Supplied material:
##############################

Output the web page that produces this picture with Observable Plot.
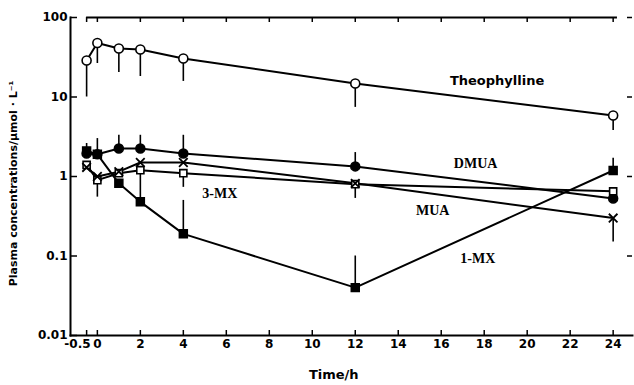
<!DOCTYPE html>
<html>
<head>
<meta charset="utf-8">
<script src="https://cdn.jsdelivr.net/npm/d3@7"></script>
<script src="https://cdn.jsdelivr.net/npm/@observablehq/plot@0.6"></script>
<style>
  html, body { margin: 0; padding: 0; background: #fff; }
  svg { font-family: "DejaVu Sans", sans-serif; font-weight: bold; }
</style>
</head>
<body>
<div id="chart"></div>
<script>
// ---- data ----
const times = [-0.5, 0, 1, 2, 4, 12, 24];
const theophylline = [28.8, 47.7, 40.7, 39.6, 30.5, 14.8, 5.85];
const theophyllineErr = [10, 26.4, 20.3, 18.1, 15.7, 7.4, 3.8];
const dmua = [1.95, 1.9, 2.25, 2.25, 1.95, 1.34, 0.53];
const dmuaErr = [2.6, 3.0, 3.3, 3.3, 3.3, 2.0, null];
const mua = [1.3, 1.0, 1.15, 1.5, 1.5, 0.82, 0.3];
const muaErr = [null, 0.55, null, null, null, null, 0.15];
const mx3 = [1.4, 0.9, 1.1, 1.2, 1.1, 0.8, 0.65];
const mx3Err = [null, null, null, 0.5, 0.73, 0.53, null];
const mx1 = [2.1, 1.9, 0.82, 0.48, 0.19, 0.04, 1.19];
const mx1Err = [null, null, null, null, 0.5, 0.1, 1.7];

const xTicks = [-0.5, 0, 2, 4, 6, 8, 10, 12, 14, 16, 18, 20, 22, 24];
const xTickLabels = ["-0.5", "0", "2", "4", "6", "8", "10", "12", "14", "16", "18", "20", "22", "24"];
const yTicks = [100, 47.7, 10, 1, 0.1, 0.047, 0.01];
const yTickLabels = ["100", "47.7", "10", "1", "0.1", "0.04", "0.01"];
const yTickMarks = [100, 10, 1, 0.1, 0.01];
const yRightMarks = [100, 10, 1, 0.1];

const seriesNames = ["Theophylline", "DMUA", "MUA", "3-MX", "1-MX"];
const seriesValues = [theophylline, dmua, mua, mx3, mx1];
const seriesErrs = [theophyllineErr, dmuaErr, muaErr, mx3Err, mx1Err];

// label anchor points (data units)
const labelNames = ["Theophylline", "DMUA", "MUA", "1-MX", "3-MX"];
const labelT = [18.6, 17.6, 15.6, 17.7, 5.7];
const labelV = [16.1, 1.46, 0.37, 0.093, 0.61];

// ---- build tables ----
const rows = [];
const errs = [];
seriesNames.forEach((s, i) => {
  times.forEach((t, j) => {
    rows.push({s, t, v: seriesValues[i][j]});
    const e = seriesErrs[i][j];
    if (e != null) errs.push({s, t, v: seriesValues[i][j], e});
  });
});
const labels = labelNames.map((name, i) => ({name, t: labelT[i], v: labelV[i]}));
const of = (s) => rows.filter(d => d.s === s);
const xTickRows = xTicks.map((t, i) => ({t, label: xTickLabels[i]}));

const W = 634, H = 385, mL = 70, mR = 2, mT = 17, mB = 50;
const plotW = W - mL - mR, plotH = H - mT - mB;

const chart = Plot.plot({
  width: W,
  height: H,
  marginLeft: mL,
  marginRight: mR,
  marginTop: mT,
  marginBottom: mB,
  style: {fontFamily: "DejaVu Sans, sans-serif", fontWeight: "bold", fontSize: "12px", color: "#000", background: "#fff"},
  x: {domain: [-1.25, 24.9], axis: null},
  y: {type: "log", domain: [0.01, 100], axis: null},
  marks: [
    Plot.frame({anchor: "left", stroke: "#000", strokeWidth: 2}),
    Plot.frame({anchor: "bottom", stroke: "#000", strokeWidth: 2}),
    Plot.ruleY([100], {x1: xTicks[0], x2: xTicks[xTicks.length - 1] + 0.2, stroke: "#000", strokeWidth: 2}),
    // inward ticks
    Plot.tickX(xTicks, {x: d => d, insetTop: plotH - 5, stroke: "#000", strokeWidth: 1.5}),
    Plot.tickX(xTicks, {x: d => d, insetBottom: plotH - 5, stroke: "#000", strokeWidth: 1.5}),
    Plot.tickY(yTickMarks, {y: d => d, insetRight: plotW - 7, stroke: "#000", strokeWidth: 1.5}),
    Plot.tickY(yRightMarks, {y: d => d, insetLeft: plotW - 5, stroke: "#000", strokeWidth: 1.5}),
    // x tick labels (the -0.5 label sits left of its tick, as in the original)
    Plot.text(xTickRows.filter(d => d.t !== -0.5), {x: "t", text: "label", frameAnchor: "bottom", dy: 12, fontSize: 12, fontWeight: "bold"}),
    Plot.text(xTickRows.filter(d => d.t === -0.5), {x: "t", text: "label", frameAnchor: "bottom", dy: 12, dx: 4, textAnchor: "end", fontSize: 12, fontWeight: "bold"}),
    Plot.axisY(yTicks, {tickSize: 0, tickPadding: 3, tickFormat: (d) => yTickLabels[yTicks.indexOf(d)], label: null, fontSize: 12, fontWeight: "bold"}),
    Plot.text(["Time/h"], {x: 11, frameAnchor: "bottom", dy: 43, text: d => d, fontSize: 13, fontWeight: "bold"}),
    Plot.text(["Plasma concentrations/μmol · L⁻¹"], {frameAnchor: "left", dx: -57, dy: 7, rotate: -90, textAnchor: "middle", text: d => d, fontSize: 11, fontWeight: "bold"}),
    // error bars
    Plot.ruleX(errs, {x: "t", y1: "v", y2: "e", stroke: "#000", strokeWidth: 1.6}),
    // lines
    Plot.line(rows, {x: "t", y: "v", z: "s", stroke: "#000", strokeWidth: 2}),
    // markers
    Plot.dot(of("Theophylline"), {x: "t", y: "v", symbol: "circle", r: 4.5, fill: "#fff", stroke: "#000", strokeWidth: 1.6}),
    Plot.dot(of("DMUA"), {x: "t", y: "v", symbol: "circle", r: 4.5, fill: "#000", stroke: "#000"}),
    Plot.dot(of("1-MX"), {x: "t", y: "v", symbol: "square", r: 4.5, fill: "#000", stroke: "#000"}),
    Plot.dot(of("3-MX"), {x: "t", y: "v", symbol: "square", r: 4, fill: "#fff", stroke: "#000", strokeWidth: 1.6}),
    Plot.dot(of("MUA"), {x: "t", y: "v", symbol: "times", r: 4, stroke: "#000", strokeWidth: 1.8}),
    // series labels
    Plot.text(labels.filter(d => d.name === "Theophylline"), {x: "t", y: "v", text: "name", fontSize: 13, fontWeight: "bold", fontFamily: "DejaVu Sans, sans-serif"}),
    Plot.text(labels.filter(d => d.name !== "Theophylline"), {x: "t", y: "v", text: "name", fontSize: 14, fontWeight: "bold", fontFamily: "Liberation Serif, serif"})
  ]
});
document.getElementById("chart").appendChild(chart);
</script>
</body>
</html>
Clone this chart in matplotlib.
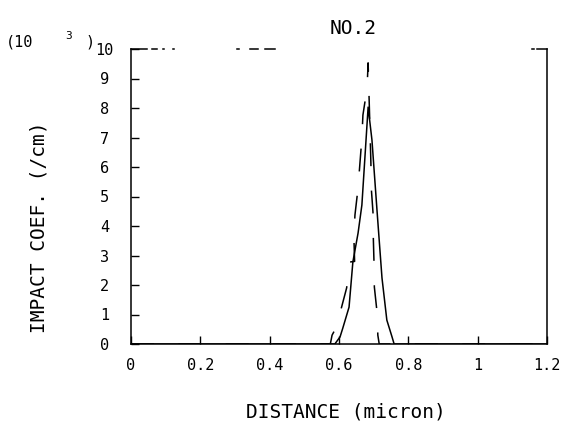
import matplotlib
matplotlib.use("Agg")
import matplotlib.pyplot as plt

plt.rcParams['font.family'] = ['DejaVu Sans Mono', 'DejaVu Sans']

# Impact coefficient (x10^3 /cm) vs distance (micron)
solid_x = [0.0, 0.55, 0.588, 0.603, 0.611, 0.629, 0.640, 0.655, 0.666, 0.684,
           0.695, 0.710, 0.724, 0.738, 0.753, 0.759, 0.80, 1.2]
solid_y = [0.0, 0.0, 0.0, 0.24, 0.54, 1.25, 2.78, 3.76, 4.71, 8.03,
           6.92, 4.47, 2.24, 0.81, 0.24, 0.0, 0.0, 0.0]

dash_x = [0.0, 0.55, 0.575, 0.580, 0.591, 0.603, 0.622, 0.632, 0.645, 0.643,
          0.646, 0.655, 0.660, 0.666, 0.669, 0.681, 0.684, 0.692, 0.693,
          0.698, 0.699, 0.701, 0.702, 0.710, 0.712, 0.716, 0.80, 1.2]
dash_y = [0.0, 0.0, 0.0, 0.3, 0.54, 1.05, 1.9, 2.78, 2.8, 3.6,
          4.37, 5.29, 6.07, 6.98, 7.76, 8.68, 9.53, 6.14, 5.3,
          4.47, 3.6, 2.75, 1.93, 1.05, 0.3, 0.0, 0.0, 0.0]

x_ticks = [0, 0.2, 0.4, 0.6, 0.8, 1.0, 1.2]
x_labels = ["0", "0.2", "0.4", "0.6", "0.8", "1", "1.2"]
y_ticks = list(range(0, 11))

# broken top frame of the plotter output (axes fraction)
top_segments = [(0.0, 0.038), (0.05, 0.063), (0.077, 0.08), (0.10, 0.103),
                (0.255, 0.26), (0.286, 0.305), (0.322, 0.346),
                (0.964, 0.969), (0.976, 1.0)]

W, H = 566, 426
fig = plt.figure(figsize=(W / 100, H / 100), dpi=100)
ax = fig.add_axes([131 / W, 1 - 344 / H, 416 / W, (344 - 49) / H])

ax.plot(solid_x, solid_y, color='black', lw=1.1)
ax.plot(dash_x, dash_y, color='black', lw=1.1, linestyle=(0, (15, 16)))

ax.set_xlim(0, 1.2)
ax.set_ylim(0, 10)
ax.set_xticks(x_ticks)
ax.set_xticklabels(x_labels)
ax.set_yticks(y_ticks)
ax.tick_params(direction='in', length=6, width=1, labelsize=11)
ax.tick_params(axis='x', pad=10)
ax.tick_params(axis='y', pad=19)
for lab in ax.get_yticklabels():
    lab.set_ha('center')

for side in ['left', 'right', 'bottom']:
    ax.spines[side].set_linewidth(1.1)
ax.spines['top'].set_visible(False)
for a, b in top_segments:
    ax.plot([a, b], [1, 1], transform=ax.transAxes, color='black', lw=1.1,
            clip_on=False)

ax.set_xlabel("DISTANCE (micron)", fontsize=14)
ax.xaxis.set_label_coords(0.517, -0.197)
ax.set_ylabel("IMPACT COEF. (/cm)", fontsize=14)
ax.yaxis.set_label_coords(-0.199, 0.397)

fig.text(353 / W, 1 - 28 / H, "NO.2", ha='center', va='center', fontsize=14)
fig.text(6 / W, 1 - 42 / H, "(10", ha='left', va='center', fontsize=11)
fig.text(65 / W, 1 - 36 / H, "3", ha='left', va='center', fontsize=8)
fig.text(85 / W, 1 - 42 / H, ")", ha='left', va='center', fontsize=11)

fig.savefig("out.png", dpi=100)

##############################

Given task:
Give again, word for word, every line from the top of the data above to the line holding "const labelV = [16.1, 1.46, 0.37, 0.093, 0.61];", inclusive, with the pictures left out.

The completed task:
Output the web page that produces this picture with Observable Plot.
<!DOCTYPE html>
<html>
<head>
<meta charset="utf-8">
<script src="https://cdn.jsdelivr.net/npm/d3@7"></script>
<script src="https://cdn.jsdelivr.net/npm/@observablehq/plot@0.6"></script>
<style>
  html, body { margin: 0; padding: 0; background: #fff; }
  svg { font-family: "DejaVu Sans", sans-serif; font-weight: bold; }
</style>
</head>
<body>
<div id="chart"></div>
<script>
// ---- data ----
const times = [-0.5, 0, 1, 2, 4, 12, 24];
const theophylline = [28.8, 47.7, 40.7, 39.6, 30.5, 14.8, 5.85];
const theophyllineErr = [10, 26.4, 20.3, 18.1, 15.7, 7.4, 3.8];
const dmua = [1.95, 1.9, 2.25, 2.25, 1.95, 1.34, 0.53];
const dmuaErr = [2.6, 3.0, 3.3, 3.3, 3.3, 2.0, null];
const mua = [1.3, 1.0, 1.15, 1.5, 1.5, 0.82, 0.3];
const muaErr = [null, 0.55, null, null, null, null, 0.15];
const mx3 = [1.4, 0.9, 1.1, 1.2, 1.1, 0.8, 0.65];
const mx3Err = [null, null, null, 0.5, 0.73, 0.53, null];
const mx1 = [2.1, 1.9, 0.82, 0.48, 0.19, 0.04, 1.19];
const mx1Err = [null, null, null, null, 0.5, 0.1, 1.7];

const xTicks = [-0.5, 0, 2, 4, 6, 8, 10, 12, 14, 16, 18, 20, 22, 24];
const xTickLabels = ["-0.5", "0", "2", "4", "6", "8", "10", "12", "14", "16", "18", "20", "22", "24"];
const yTicks = [100, 47.7, 10, 1, 0.1, 0.047, 0.01];
const yTickLabels = ["100", "47.7", "10", "1", "0.1", "0.04", "0.01"];
const yTickMarks = [100, 10, 1, 0.1, 0.01];
const yRightMarks = [100, 10, 1, 0.1];

const seriesNames = ["Theophylline", "DMUA", "MUA", "3-MX", "1-MX"];
const seriesValues = [theophylline, dmua, mua, mx3, mx1];
const seriesErrs = [theophyllineErr, dmuaErr, muaErr, mx3Err, mx1Err];

// label anchor points (data units)
const labelNames = ["Theophylline", "DMUA", "MUA", "1-MX", "3-MX"];
const labelT = [18.6, 17.6, 15.6, 17.7, 5.7];
const labelV = [16.1, 1.46, 0.37, 0.093, 0.61];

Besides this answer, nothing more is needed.